La “risposta paradossale” del Governo alla tragedia di Cutro. Riportiamo un contributo dell’associazione Magistratura democratica

La riforma andrà a colpire persone che in Italia lavorano con contratti regolari, hanno un’abitazione e spesso avevano trasferito qui anche la famiglia. Persone, insomma, ormai parte integrante del sistema sociale del nostro Paese. La riposta ai morti di Cutro non è stata una rivisitazione critica della ratio punitiva e respingente che ha governato le politiche migratorie, ma si propone di estromettere queste persone dal sistema legale, impedire loro – nella volontà del Governo – di chiedere un permesso per protezione speciale.

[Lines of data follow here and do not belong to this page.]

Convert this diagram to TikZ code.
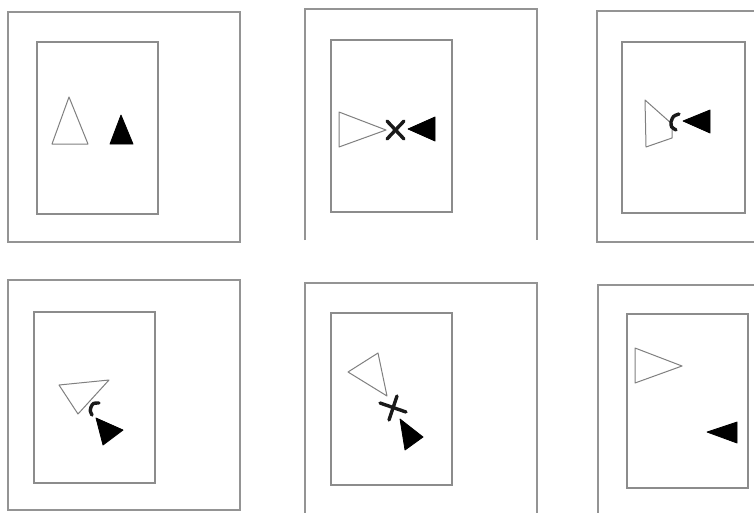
\documentclass[tikz,border=0pt]{standalone}
\usepackage{tikz}

\begin{document}
\begin{tikzpicture}[
        x=1pt, y=-1pt,
        frame/.style={draw=black!42, line width=1.6pt},
        page/.style={draw=black!45, line width=1.4pt},
        ghost/.style={draw=black!50, line width=1pt, line join=round},
        solidtri/.style={fill=black, draw=black, line width=0.8pt, line join=round},
        hit/.style={draw=black!90, line width=3.4pt, line cap=round}
    ]
        \clip (0,0) rectangle (754,512);
        \fill[white] (0,0) rectangle (754,512);

        % top row
        \draw[frame] (8,12) rectangle (240,242);
        \draw[page] (37,42) rectangle (158,214);
        \draw[ghost] (69,97) -- (52,144) -- (88,144) -- cycle;
        \draw[solidtri] (121,115) -- (110,144) -- (133,144) -- cycle;

        \draw[frame] (305,240) -- (305,9) -- (537,9) -- (537,240);
        \draw[page] (331,40) rectangle (452,212);
        \draw[ghost] (339,112) -- (386,130) -- (339,147) -- cycle;
        \draw[hit] (387,121) -- (404,139);
        \draw[hit] (387,139) -- (404,121);
        \draw[solidtri] (408,129) -- (435,117) -- (435,141) -- cycle;

        \draw[frame] (760,11) -- (597,11) -- (597,242) -- (760,242);
        \draw[page] (622,42) rectangle (745,213);
        \draw[ghost] (645,100) -- (646,147) -- (672,138) -- (672,124) -- cycle;
        \draw[hit] (679,114) .. controls (673,116) .. (671,122) .. controls (671,127) .. (676,130);
        \draw[solidtri] (683,121) -- (710,110) -- (710,133) -- cycle;

        % bottom row
        \draw[frame] (8,280) rectangle (240,510);
        \draw[page] (34,312) rectangle (155,483);
        \draw[ghost] (59,385) -- (109,380) -- (78,414) -- cycle;
        \draw[hit] (99,403) .. controls (93,403) .. (91,407) .. controls (90,411) .. (92,415);
        \draw[solidtri] (96,418) -- (123,430) -- (103,445) -- cycle;

        \draw[frame] (305,520) -- (305,283) -- (537,283) -- (537,520);
        \draw[page] (331,313) rectangle (452,485);
        \draw[ghost] (348,372) -- (378,353) -- (387,396) -- cycle;
        \draw[hit] (380,403) -- (406,412);
        \draw[hit] (397,396) -- (389,420);
        \draw[solidtri] (400,419) -- (423,437) -- (405,450) -- cycle;

        \draw[frame] (760,285) -- (598,285) -- (598,520);
        \draw[page] (627,314) rectangle (748,488);
        \draw[ghost] (635,348) -- (635,383) -- (682,366) -- cycle;
        \draw[solidtri] (707,432) -- (737,422) -- (737,443) -- cycle;
    \end{tikzpicture}
\end{document}
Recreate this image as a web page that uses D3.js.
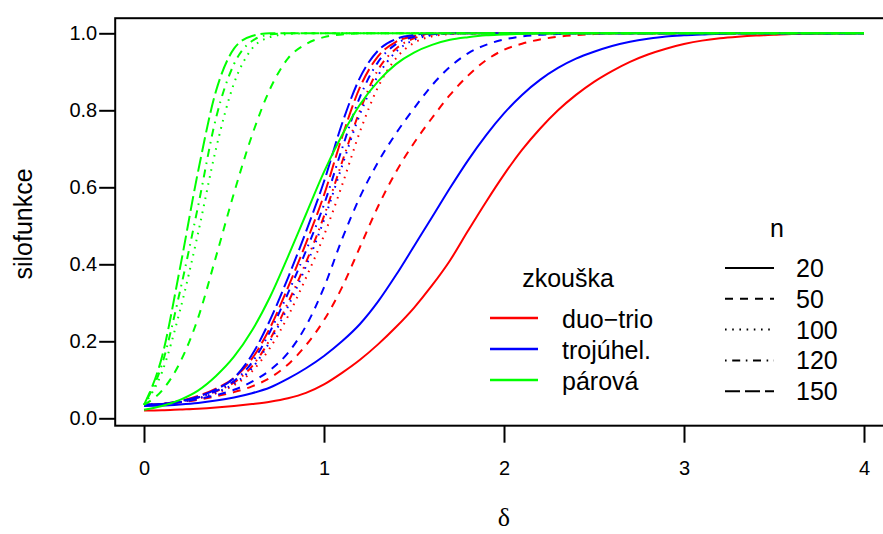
<!DOCTYPE html>
<html>
<head>
<meta charset="utf-8">
<script src="https://cdn.jsdelivr.net/npm/d3@7"></script>
<style>
  html, body { margin: 0; padding: 0; background: #fff; }
  svg { display: block; }
  text { font-family: "Liberation Sans", Arial, sans-serif; fill: #000; }
</style>
</head>
<body>
<svg id="chart" width="883" height="534"></svg>
<script>
// Power (silofunkce) of three discrimination tests as a function of delta,
// for several panel sizes n. Values are given on a delta grid with step 0.1,
// starting at delta = 0; each curve stays at its last value up to delta = 4.
const deltaStep = 0.1;
const deltaMax = 4;
const xTicks = [0, 1, 2, 3, 4];
const yTicks = [0, 0.2, 0.4, 0.6, 0.8, 1.0];

const tests = ["duo\u2212trio", "troj\u00fahel.", "p\u00e1rov\u00e1"];
const testColors = ["#ff0000", "#0000ff", "#00ff00"];
const sizes = [20, 50, 100, 120, 150];
const sizeDashes = [null, "8,7", "1.6,5.6", "1.6,5.6,8,5.6", "15,5"];

// duo-trio
const duo20  = [0.020,0.021,0.023,0.025,0.028,0.032,0.037,0.043,0.052,0.066,0.088,0.118,0.152,0.192,0.237,0.287,0.345,0.410,0.487,0.562,0.633,0.697,0.752,0.800,0.840,0.874,0.902,0.926,0.945,0.960,0.972,0.981,0.987,0.991,0.994,0.996,0.998,0.999,1.000];
const duo50  = [0.035,0.037,0.041,0.048,0.057,0.068,0.083,0.105,0.140,0.190,0.255,0.340,0.445,0.550,0.640,0.715,0.780,0.840,0.890,0.930,0.957,0.973,0.984,0.991,0.995,0.998,1.000];
const duo100 = [0.035,0.037,0.042,0.051,0.065,0.086,0.122,0.183,0.265,0.365,0.475,0.605,0.745,0.860,0.935,0.975,0.992,0.998,1.000];
const duo120 = [0.035,0.037,0.043,0.054,0.070,0.093,0.135,0.205,0.300,0.405,0.525,0.665,0.800,0.905,0.960,0.987,0.997,1.000];
const duo150 = [0.035,0.037,0.045,0.058,0.077,0.105,0.155,0.235,0.340,0.455,0.580,0.730,0.860,0.940,0.978,0.993,0.999,1.000];

// triangle (trojúhelníkový test)
const tri20  = [0.032,0.033,0.036,0.040,0.046,0.054,0.065,0.080,0.103,0.130,0.162,0.200,0.245,0.303,0.372,0.447,0.522,0.598,0.670,0.735,0.792,0.840,0.879,0.910,0.934,0.952,0.967,0.978,0.986,0.992,0.995,0.997,0.999,1.000];
const tri50  = [0.035,0.037,0.042,0.050,0.060,0.074,0.095,0.125,0.170,0.240,0.340,0.465,0.575,0.665,0.740,0.805,0.865,0.913,0.948,0.970,0.984,0.992,0.996,0.998,1.000];
const tri100 = [0.035,0.037,0.042,0.052,0.067,0.090,0.130,0.200,0.290,0.395,0.515,0.655,0.790,0.890,0.952,0.983,0.995,0.999,1.000];
const tri120 = [0.035,0.037,0.043,0.054,0.071,0.097,0.145,0.225,0.325,0.435,0.555,0.700,0.835,0.925,0.972,0.991,0.998,1.000];
const tri150 = [0.035,0.037,0.044,0.056,0.075,0.105,0.165,0.255,0.365,0.485,0.615,0.765,0.885,0.955,0.985,0.996,1.000];

// paired comparison
const par20  = [0.022,0.032,0.048,0.072,0.110,0.160,0.228,0.315,0.420,0.530,0.640,0.735,0.815,0.875,0.920,0.950,0.970,0.983,0.990,0.995,0.997,0.999,1.000];
const par50  = [0.035,0.072,0.145,0.260,0.420,0.585,0.735,0.855,0.935,0.972,0.990,0.997,1.000];
const par100 = [0.035,0.120,0.280,0.480,0.700,0.870,0.960,0.990,0.998,1.000];
const par120 = [0.035,0.140,0.330,0.550,0.780,0.920,0.980,0.997,1.000];
const par150 = [0.035,0.160,0.390,0.640,0.850,0.960,0.993,1.000];

const powerTable = [
  [duo20, duo50, duo100, duo120, duo150],
  [tri20, tri50, tri100, tri120, tri150],
  [par20, par50, par100, par120, par150]
];

const svg = d3.select("#chart");

const x = d3.scaleLinear().domain([0, 4]).range([144, 864]);
const y = d3.scaleLinear().domain([0, 1]).range([418.3, 33.3]);

// plot region extends 4% beyond the data range, as in base R graphics
const boxX0 = x(-0.16), boxX1 = x(4.16);
const boxY0 = y(1.0392), boxY1 = y(-0.0192);

svg.append("defs").append("clipPath").attr("id", "plotClip")
  .append("rect")
  .attr("x", boxX0).attr("y", boxY0)
  .attr("width", boxX1 - boxX0).attr("height", boxY1 - boxY0);

// curves
const line = d3.line()
  .x(d => x(d[0]))
  .y(d => y(d[1]))
  .curve(d3.curveMonotoneX);

const curves = svg.append("g").attr("clip-path", "url(#plotClip)");
powerTable.forEach((row, ti) => {
  row.forEach((vals, si) => {
    const pts = vals.map((p, i) => [i * deltaStep, p]);
    pts.push([deltaMax, vals[vals.length - 1]]);
    curves.append("path")
      .datum(pts)
      .attr("d", line)
      .attr("fill", "none")
      .attr("stroke", testColors[ti])
      .attr("stroke-width", 2)
      .attr("stroke-dasharray", sizeDashes[si]);
  });
});

// frame
svg.append("rect")
  .attr("x", boxX0).attr("y", boxY0)
  .attr("width", boxX1 - boxX0).attr("height", boxY1 - boxY0)
  .attr("fill", "none").attr("stroke", "#000").attr("stroke-width", 2);

// axes
const xAxis = svg.append("g")
  .attr("transform", `translate(0,${boxY1})`)
  .call(d3.axisBottom(x).tickValues(xTicks).tickSize(17).tickPadding(18)
        .tickFormat(d3.format("d")));
xAxis.select(".domain").remove();
xAxis.selectAll("line").attr("stroke-width", 2);
xAxis.selectAll("text").attr("font-size", 20).attr("font-family", "Liberation Sans, Arial, sans-serif");

const yAxis = svg.append("g")
  .attr("transform", `translate(${boxX0},0)`)
  .call(d3.axisLeft(y).tickValues(yTicks).tickSize(16).tickPadding(2)
        .tickFormat(d3.format(".1f")));
yAxis.select(".domain").remove();
yAxis.selectAll("line").attr("stroke-width", 2);
yAxis.selectAll("text").attr("font-size", 20).attr("font-family", "Liberation Sans, Arial, sans-serif");

// axis titles
svg.append("text")
  .attr("x", x(2)).attr("y", 526)
  .attr("text-anchor", "middle")
  .attr("font-size", 26)
  .style("font-family", "Liberation Serif, Times New Roman, serif")
  .text("\u03b4");

svg.append("text")
  .attr("transform", "translate(32,224) rotate(-90)")
  .attr("text-anchor", "middle")
  .attr("font-size", 25)
  .text("silofunkce");

// legend: test type
const legTest = svg.append("g");
legTest.append("text")
  .attr("x", 568).attr("y", 287)
  .attr("text-anchor", "middle")
  .attr("font-size", 25)
  .text("zkou\u0161ka");
tests.forEach((name, i) => {
  const yy = 318 + i * 31;
  legTest.append("line")
    .attr("x1", 490).attr("x2", 538).attr("y1", yy).attr("y2", yy)
    .attr("stroke", testColors[i]).attr("stroke-width", 2.5);
  legTest.append("text")
    .attr("x", 562).attr("y", yy + 10)
    .attr("font-size", 25)
    .text(name);
});

// legend: panel size
const legN = svg.append("g");
legN.append("text")
  .attr("x", 777).attr("y", 237)
  .attr("text-anchor", "middle")
  .attr("font-size", 25)
  .text("n");
sizes.forEach((n, i) => {
  const yy = 268 + i * 30.8;
  legN.append("line")
    .attr("x1", 725).attr("x2", 774).attr("y1", yy).attr("y2", yy)
    .attr("stroke", "#000").attr("stroke-width", 2)
    .attr("stroke-dasharray", sizeDashes[i]);
  legN.append("text")
    .attr("x", 796).attr("y", yy + 9)
    .attr("font-size", 25)
    .text(n);
});
</script>
</body>
</html>
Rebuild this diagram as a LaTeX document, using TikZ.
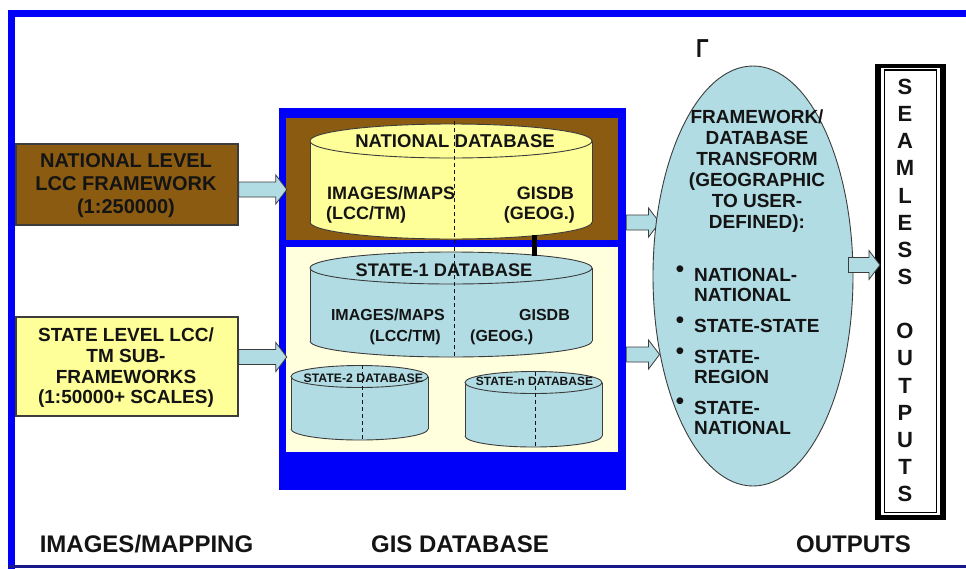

La conseguenza immediata potrà essere quella di produrre un esercito di irregolari che non potranno essere allontanati, in mancanza di accordi per il rimpatrio con la maggioranza dei paesi dai quali provengono e che andranno ad alimentare il mercato del lavoro nero e dello sfruttamento o della criminalità, su cui lucrano potentati economici sempre più invadenti, interessati ad abbattere i costi della manodopera (ad esempio nel settore agroalimentare o in quello della logistica).
Il diritto fondamentale della tutela della vita privata e/o familiare è previsto dall’articolo 8 della Convenzione Europea dei diritti umani e dall’articolo 7 della Carta dei diritti fondamentali dell’Unione Europea, fonti sovraordinate ai sensi dell’art 10 e 117 della Costituzione alle quali la legge ordinaria non potrà certo derogare. Non sono diritti comprimibili. Sono diritti fondamentali che l’Europa riconosce e di cui stimola la protezione.